Protection sociale : comment couvrir le gap financier de Couverture santé universelle
Les femmes enceintes et les enfants de moins de cinq ans seront les premiers bénéficiaires de la couverture santé universelle, dès 2021. A terme le besoin de financement pourrait atteindre 2 437 milliards de FCFA. Qui va payer la note et comment ?
Si tout se passe bien, le Cameroun va bientôt expérimenter la couverture santé universelle (CSU). Le groupe technique national mis en place pour préparer l’avènement de la CSU estime qu’il faut environ 1300 milliards de FCFA, faisant ressortir un besoin de financement, quel que soit le scénario de couverture. La question est donc savoir quelle est la viabilité du projet ? Y aurait-il un impact sur le budget de l’Etat ? Si oui, comment financer ce surcroit de dépenses budgétaires. L’économiste Francis Ghislain Mgomba Bodi s’est penché sur cette question dans une étude sur le « financement de la couverture santé universelle et impact sur le budget de l’Etat.»

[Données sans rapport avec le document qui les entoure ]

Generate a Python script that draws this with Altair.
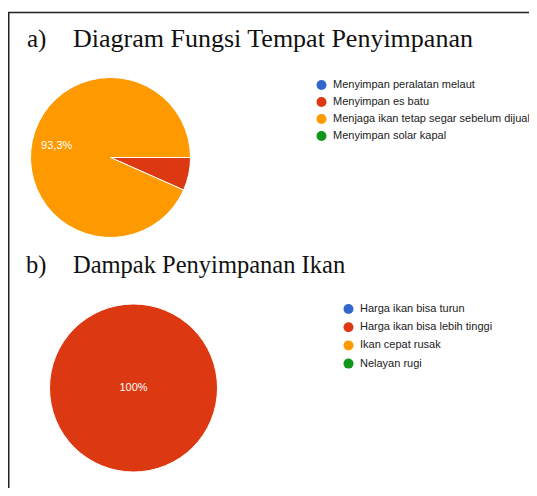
import math
import altair as alt
import pandas as pd

# ---- data ----
cat_a = ["Menyimpan peralatan melaut", "Menyimpan es batu",
         "Menjaga ikan tetap segar sebelum dijual", "Menyimpan solar kapal"]
val_a = [0, 1, 14, 0]
lbl_a = ["", "", "93,3%", ""]

cat_b = ["Harga ikan bisa turun", "Harga ikan bisa lebih tinggi",
         "Ikan cepat rusak", "Nelayan rugi"]
val_b = [0, 15, 0, 0]
lbl_b = ["", "100%", "", ""]

colors = ["#3366cc", "#dc3912", "#ff9900", "#109618"]

title_marks = ["a)", "b)"]
title_texts = ["Diagram Fungsi Tempat Penyimpanan", "Dampak Penyimpanan Ikan"]

W, H = 521, 480
SERIF = "Liberation Serif"
SANS = "Liberation Sans"

theta_range = [math.pi / 2, math.pi / 2 + 2 * math.pi]


def pie(cats, vals, lbls, cx, cy, r, lr, lx, ly, row_pad):
    df = pd.DataFrame({"cat": cats, "val": vals, "lbl": lbls, "ord": list(range(len(cats)))})
    base = alt.Chart(df).transform_filter("datum.val > 0").encode(
        theta=alt.Theta("val:Q", stack=True, scale=alt.Scale(range=theta_range)),
        order=alt.Order("ord:Q"),
    )
    arc = base.mark_arc(radius=r, x=cx, y=cy, stroke="white", strokeWidth=1).encode(
        color=alt.Color(
            "cat:N",
            scale=alt.Scale(domain=cats, range=colors),
            sort=cats,
            legend=alt.Legend(
                title=None, orient="none", legendX=lx, legendY=ly,
                symbolType="circle", symbolSize=100, symbolStrokeWidth=0,
                symbolOpacity=1, labelFont=SANS, labelFontSize=11,
                labelColor="#222222", labelLimit=400, labelOffset=6,
                rowPadding=row_pad, padding=0,
            ),
        )
    )
    txt = base.mark_text(radius=lr, x=cx, y=cy, color="white", font=SANS,
                         fontSize=11, align="center", baseline="middle").encode(
        text="lbl:N"
    )
    return alt.layer(arc, txt)


def text_at(s, x, y, size):
    return alt.Chart(pd.DataFrame({"t": [s]})).mark_text(
        align="left", baseline="alphabetic", font=SERIF, fontSize=size, color="#111111"
    ).encode(text="t:N", x=alt.value(x), y=alt.value(y))


pie_a = pie(cat_a, val_a, lbl_a, 102.5, 149.5, 80, 55, 308, 71.5, 5)
pie_b = pie(cat_b, val_b, lbl_b, 125.5, 380, 84, 0, 335, 295.5, 6.2)

frame = pd.DataFrame({"k": [0]})
top_rule = alt.Chart(frame).mark_rule(color="#222222", strokeWidth=1.5).encode(
    x=alt.value(0), x2=alt.value(W), y=alt.value(4.5)
)
left_rule = alt.Chart(frame).mark_rule(color="#222222", strokeWidth=1.5).encode(
    x=alt.value(0.75), y=alt.value(4.5), y2=alt.value(H)
)

texts = [
    text_at(title_marks[0], 19, 39, 25),
    text_at(title_texts[0], 65, 39, 26),
    text_at(title_marks[1], 18, 265, 24.5),
    text_at(title_texts[1], 65, 265, 24.5),
]

chart = alt.layer(top_rule, left_rule, *texts, pie_a, pie_b).resolve_scale(
    color="independent", theta="independent"
).properties(
    width=W, height=H, autosize=alt.AutoSizeParams(type="none"), padding=0
).configure_view(strokeWidth=0)

chart.save("out.html", embed_options={"renderer": "svg", "actions": False})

Dans cette étude qui prend 2018 année de référence, le chercheur part du scénario de base suivant : les cotisations seront de 6% du salaire pour les employés du secteur formel et 3% pour les pensionnés, 50 000 FCFA/an pour les employés de l’informel, 35 000 FCFA/an pour les dépendants adultes et 25 000 FCFA pour les dépendants enfants (moins de 10 ans) ; les cotisations du secteur informel ont été fixées en rapport avec la moyenne de 35 000 FCFA/an de dépenses de santé par tête en 2014. Dans cette configuration, plus le nombre de personnes couvertes augmente (pour atteindre 100% en 2028), le gap entre les revenus et les dépenses de la structure technique de gestion de la CSU s’accroît. A terme, en 2028, le gap se situera à 750 milliards de FCFA environ.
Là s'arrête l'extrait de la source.